**Request**
Quote the whole listing word for word. Do not include the pictures.

**Information supplied**

-=-=-=-=-

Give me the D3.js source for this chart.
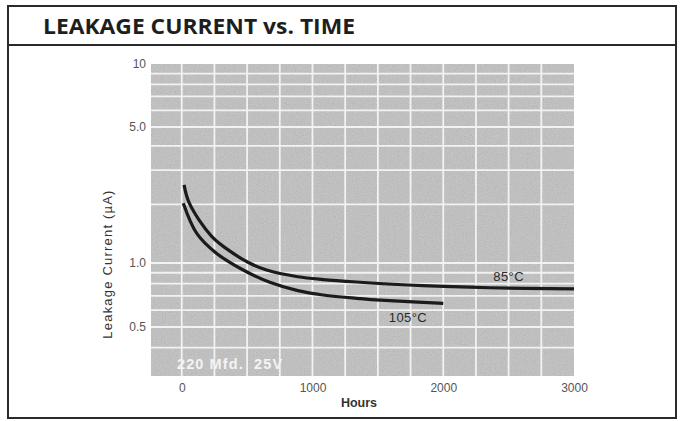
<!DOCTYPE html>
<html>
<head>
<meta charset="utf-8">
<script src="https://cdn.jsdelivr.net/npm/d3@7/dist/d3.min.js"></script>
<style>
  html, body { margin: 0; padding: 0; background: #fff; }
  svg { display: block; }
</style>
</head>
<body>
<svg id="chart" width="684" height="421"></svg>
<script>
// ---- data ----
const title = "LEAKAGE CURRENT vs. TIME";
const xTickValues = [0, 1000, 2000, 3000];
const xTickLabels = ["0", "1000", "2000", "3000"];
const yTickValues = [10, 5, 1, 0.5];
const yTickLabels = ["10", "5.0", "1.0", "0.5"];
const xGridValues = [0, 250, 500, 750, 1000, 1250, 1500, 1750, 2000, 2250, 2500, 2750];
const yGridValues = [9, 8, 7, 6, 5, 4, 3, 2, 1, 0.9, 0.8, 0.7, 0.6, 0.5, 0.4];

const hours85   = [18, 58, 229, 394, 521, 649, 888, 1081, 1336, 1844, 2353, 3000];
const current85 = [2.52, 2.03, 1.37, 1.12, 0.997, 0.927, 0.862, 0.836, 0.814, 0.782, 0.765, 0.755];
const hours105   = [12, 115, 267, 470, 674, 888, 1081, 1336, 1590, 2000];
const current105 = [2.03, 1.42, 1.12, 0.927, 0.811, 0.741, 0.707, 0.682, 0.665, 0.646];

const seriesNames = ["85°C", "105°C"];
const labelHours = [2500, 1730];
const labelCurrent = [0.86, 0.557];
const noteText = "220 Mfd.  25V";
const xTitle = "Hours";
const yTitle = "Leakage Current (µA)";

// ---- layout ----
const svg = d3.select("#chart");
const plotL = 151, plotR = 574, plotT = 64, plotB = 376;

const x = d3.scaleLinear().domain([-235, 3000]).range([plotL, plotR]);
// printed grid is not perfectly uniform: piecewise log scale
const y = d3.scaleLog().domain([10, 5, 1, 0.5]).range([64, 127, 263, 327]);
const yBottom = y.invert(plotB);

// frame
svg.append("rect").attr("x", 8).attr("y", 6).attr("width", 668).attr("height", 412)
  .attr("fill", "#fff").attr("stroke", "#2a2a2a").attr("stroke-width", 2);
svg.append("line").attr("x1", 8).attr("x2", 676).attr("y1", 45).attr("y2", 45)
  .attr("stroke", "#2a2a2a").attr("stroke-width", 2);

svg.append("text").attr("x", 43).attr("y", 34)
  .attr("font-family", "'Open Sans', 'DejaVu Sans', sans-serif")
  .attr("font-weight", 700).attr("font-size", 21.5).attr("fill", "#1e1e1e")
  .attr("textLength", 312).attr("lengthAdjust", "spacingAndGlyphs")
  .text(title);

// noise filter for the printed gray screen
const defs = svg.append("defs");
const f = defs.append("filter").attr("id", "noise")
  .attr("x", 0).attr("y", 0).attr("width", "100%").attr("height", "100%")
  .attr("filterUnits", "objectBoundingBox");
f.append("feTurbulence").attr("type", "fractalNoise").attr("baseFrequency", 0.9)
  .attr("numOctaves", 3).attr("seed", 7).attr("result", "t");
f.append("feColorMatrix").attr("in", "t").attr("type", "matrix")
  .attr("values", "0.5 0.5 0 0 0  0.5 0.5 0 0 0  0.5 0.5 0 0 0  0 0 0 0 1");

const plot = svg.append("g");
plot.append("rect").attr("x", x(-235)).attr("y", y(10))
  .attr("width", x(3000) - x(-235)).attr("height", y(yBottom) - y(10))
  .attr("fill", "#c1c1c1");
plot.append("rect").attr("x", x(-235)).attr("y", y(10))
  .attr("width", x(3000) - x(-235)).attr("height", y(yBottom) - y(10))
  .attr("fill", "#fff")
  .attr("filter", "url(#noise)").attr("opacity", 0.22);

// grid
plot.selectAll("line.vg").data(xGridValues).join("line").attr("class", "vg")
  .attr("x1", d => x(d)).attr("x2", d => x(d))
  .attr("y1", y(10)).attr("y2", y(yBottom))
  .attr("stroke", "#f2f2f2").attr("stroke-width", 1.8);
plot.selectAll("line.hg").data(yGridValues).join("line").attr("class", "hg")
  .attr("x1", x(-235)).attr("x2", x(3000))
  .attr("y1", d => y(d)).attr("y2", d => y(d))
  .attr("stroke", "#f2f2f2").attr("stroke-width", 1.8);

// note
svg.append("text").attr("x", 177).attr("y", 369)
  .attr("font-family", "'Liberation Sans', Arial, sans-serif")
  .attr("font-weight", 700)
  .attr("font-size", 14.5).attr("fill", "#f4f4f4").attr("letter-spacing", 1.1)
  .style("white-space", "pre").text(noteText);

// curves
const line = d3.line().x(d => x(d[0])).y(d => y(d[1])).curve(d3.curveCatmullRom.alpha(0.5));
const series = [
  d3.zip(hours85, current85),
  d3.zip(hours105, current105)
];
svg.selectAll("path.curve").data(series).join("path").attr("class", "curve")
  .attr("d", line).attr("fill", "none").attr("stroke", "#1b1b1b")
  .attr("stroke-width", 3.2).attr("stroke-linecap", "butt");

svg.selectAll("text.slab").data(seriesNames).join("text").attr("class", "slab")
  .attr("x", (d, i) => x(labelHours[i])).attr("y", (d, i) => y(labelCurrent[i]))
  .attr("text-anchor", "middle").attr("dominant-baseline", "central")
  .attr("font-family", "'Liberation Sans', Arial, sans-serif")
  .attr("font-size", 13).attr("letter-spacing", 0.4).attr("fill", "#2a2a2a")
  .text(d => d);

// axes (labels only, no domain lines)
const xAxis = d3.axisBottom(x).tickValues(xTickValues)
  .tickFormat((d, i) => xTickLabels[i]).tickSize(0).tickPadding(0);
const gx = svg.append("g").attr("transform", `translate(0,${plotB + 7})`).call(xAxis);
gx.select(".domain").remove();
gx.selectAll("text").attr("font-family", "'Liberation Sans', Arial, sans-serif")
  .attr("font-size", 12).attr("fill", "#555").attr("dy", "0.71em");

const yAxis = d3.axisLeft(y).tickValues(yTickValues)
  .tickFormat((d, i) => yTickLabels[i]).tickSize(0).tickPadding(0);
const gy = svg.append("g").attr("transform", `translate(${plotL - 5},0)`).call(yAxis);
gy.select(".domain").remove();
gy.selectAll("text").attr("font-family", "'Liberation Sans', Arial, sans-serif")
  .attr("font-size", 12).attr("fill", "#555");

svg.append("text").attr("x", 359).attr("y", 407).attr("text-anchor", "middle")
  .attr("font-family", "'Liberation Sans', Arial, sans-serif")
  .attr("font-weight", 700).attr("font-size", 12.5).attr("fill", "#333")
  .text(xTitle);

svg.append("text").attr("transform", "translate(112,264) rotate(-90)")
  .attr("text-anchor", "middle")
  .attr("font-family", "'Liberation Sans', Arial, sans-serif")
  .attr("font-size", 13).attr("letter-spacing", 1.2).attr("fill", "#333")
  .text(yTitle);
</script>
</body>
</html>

-=-=-=-=-

**Solution**
Give me the D3.js source for this chart.
<!DOCTYPE html>
<html>
<head>
<meta charset="utf-8">
<script src="https://cdn.jsdelivr.net/npm/d3@7/dist/d3.min.js"></script>
<style>
  html, body { margin: 0; padding: 0; background: #fff; }
  svg { display: block; }
</style>
</head>
<body>
<svg id="chart" width="684" height="421"></svg>
<script>
// ---- data ----
const title = "LEAKAGE CURRENT vs. TIME";
const xTickValues = [0, 1000, 2000, 3000];
const xTickLabels = ["0", "1000", "2000", "3000"];
const yTickValues = [10, 5, 1, 0.5];
const yTickLabels = ["10", "5.0", "1.0", "0.5"];
const xGridValues = [0, 250, 500, 750, 1000, 1250, 1500, 1750, 2000, 2250, 2500, 2750];
const yGridValues = [9, 8, 7, 6, 5, 4, 3, 2, 1, 0.9, 0.8, 0.7, 0.6, 0.5, 0.4];

const hours85   = [18, 58, 229, 394, 521, 649, 888, 1081, 1336, 1844, 2353, 3000];
const current85 = [2.52, 2.03, 1.37, 1.12, 0.997, 0.927, 0.862, 0.836, 0.814, 0.782, 0.765, 0.755];
const hours105   = [12, 115, 267, 470, 674, 888, 1081, 1336, 1590, 2000];
const current105 = [2.03, 1.42, 1.12, 0.927, 0.811, 0.741, 0.707, 0.682, 0.665, 0.646];

const seriesNames = ["85°C", "105°C"];
const labelHours = [2500, 1730];
const labelCurrent = [0.86, 0.557];
const noteText = "220 Mfd.  25V";
const xTitle = "Hours";
const yTitle = "Leakage Current (µA)";

// ---- layout ----
const svg = d3.select("#chart");
const plotL = 151, plotR = 574, plotT = 64, plotB = 376;

const x = d3.scaleLinear().domain([-235, 3000]).range([plotL, plotR]);
// printed grid is not perfectly uniform: piecewise log scale
const y = d3.scaleLog().domain([10, 5, 1, 0.5]).range([64, 127, 263, 327]);
const yBottom = y.invert(plotB);

// frame
svg.append("rect").attr("x", 8).attr("y", 6).attr("width", 668).attr("height", 412)
  .attr("fill", "#fff").attr("stroke", "#2a2a2a").attr("stroke-width", 2);
svg.append("line").attr("x1", 8).attr("x2", 676).attr("y1", 45).attr("y2", 45)
  .attr("stroke", "#2a2a2a").attr("stroke-width", 2);

svg.append("text").attr("x", 43).attr("y", 34)
  .attr("font-family", "'Open Sans', 'DejaVu Sans', sans-serif")
  .attr("font-weight", 700).attr("font-size", 21.5).attr("fill", "#1e1e1e")
  .attr("textLength", 312).attr("lengthAdjust", "spacingAndGlyphs")
  .text(title);

// noise filter for the printed gray screen
const defs = svg.append("defs");
const f = defs.append("filter").attr("id", "noise")
  .attr("x", 0).attr("y", 0).attr("width", "100%").attr("height", "100%")
  .attr("filterUnits", "objectBoundingBox");
f.append("feTurbulence").attr("type", "fractalNoise").attr("baseFrequency", 0.9)
  .attr("numOctaves", 3).attr("seed", 7).attr("result", "t");
f.append("feColorMatrix").attr("in", "t").attr("type", "matrix")
  .attr("values", "0.5 0.5 0 0 0  0.5 0.5 0 0 0  0.5 0.5 0 0 0  0 0 0 0 1");

const plot = svg.append("g");
plot.append("rect").attr("x", x(-235)).attr("y", y(10))
  .attr("width", x(3000) - x(-235)).attr("height", y(yBottom) - y(10))
  .attr("fill", "#c1c1c1");
plot.append("rect").attr("x", x(-235)).attr("y", y(10))
  .attr("width", x(3000) - x(-235)).attr("height", y(yBottom) - y(10))
  .attr("fill", "#fff")
  .attr("filter", "url(#noise)").attr("opacity", 0.22);

// grid
plot.selectAll("line.vg").data(xGridValues).join("line").attr("class", "vg")
  .attr("x1", d => x(d)).attr("x2", d => x(d))
  .attr("y1", y(10)).attr("y2", y(yBottom))
  .attr("stroke", "#f2f2f2").attr("stroke-width", 1.8);
plot.selectAll("line.hg").data(yGridValues).join("line").attr("class", "hg")
  .attr("x1", x(-235)).attr("x2", x(3000))
  .attr("y1", d => y(d)).attr("y2", d => y(d))
  .attr("stroke", "#f2f2f2").attr("stroke-width", 1.8);

// note
svg.append("text").attr("x", 177).attr("y", 369)
  .attr("font-family", "'Liberation Sans', Arial, sans-serif")
  .attr("font-weight", 700)
  .attr("font-size", 14.5).attr("fill", "#f4f4f4").attr("letter-spacing", 1.1)
  .style("white-space", "pre").text(noteText);

// curves
const line = d3.line().x(d => x(d[0])).y(d => y(d[1])).curve(d3.curveCatmullRom.alpha(0.5));
const series = [
  d3.zip(hours85, current85),
  d3.zip(hours105, current105)
];
svg.selectAll("path.curve").data(series).join("path").attr("class", "curve")
  .attr("d", line).attr("fill", "none").attr("stroke", "#1b1b1b")
  .attr("stroke-width", 3.2).attr("stroke-linecap", "butt");

svg.selectAll("text.slab").data(seriesNames).join("text").attr("class", "slab")
  .attr("x", (d, i) => x(labelHours[i])).attr("y", (d, i) => y(labelCurrent[i]))
  .attr("text-anchor", "middle").attr("dominant-baseline", "central")
  .attr("font-family", "'Liberation Sans', Arial, sans-serif")
  .attr("font-size", 13).attr("letter-spacing", 0.4).attr("fill", "#2a2a2a")
  .text(d => d);

// axes (labels only, no domain lines)
const xAxis = d3.axisBottom(x).tickValues(xTickValues)
  .tickFormat((d, i) => xTickLabels[i]).tickSize(0).tickPadding(0);
const gx = svg.append("g").attr("transform", `translate(0,${plotB + 7})`).call(xAxis);
gx.select(".domain").remove();
gx.selectAll("text").attr("font-family", "'Liberation Sans', Arial, sans-serif")
  .attr("font-size", 12).attr("fill", "#555").attr("dy", "0.71em");

const yAxis = d3.axisLeft(y).tickValues(yTickValues)
  .tickFormat((d, i) => yTickLabels[i]).tickSize(0).tickPadding(0);
const gy = svg.append("g").attr("transform", `translate(${plotL - 5},0)`).call(yAxis);
gy.select(".domain").remove();
gy.selectAll("text").attr("font-family", "'Liberation Sans', Arial, sans-serif")
  .attr("font-size", 12).attr("fill", "#555");

svg.append("text").attr("x", 359).attr("y", 407).attr("text-anchor", "middle")
  .attr("font-family", "'Liberation Sans', Arial, sans-serif")
  .attr("font-weight", 700).attr("font-size", 12.5).attr("fill", "#333")
  .text(xTitle);

svg.append("text").attr("transform", "translate(112,264) rotate(-90)")
  .attr("text-anchor", "middle")
  .attr("font-family", "'Liberation Sans', Arial, sans-serif")
  .attr("font-size", 13).attr("letter-spacing", 1.2).attr("fill", "#333")
  .text(yTitle);
</script>
</body>
</html>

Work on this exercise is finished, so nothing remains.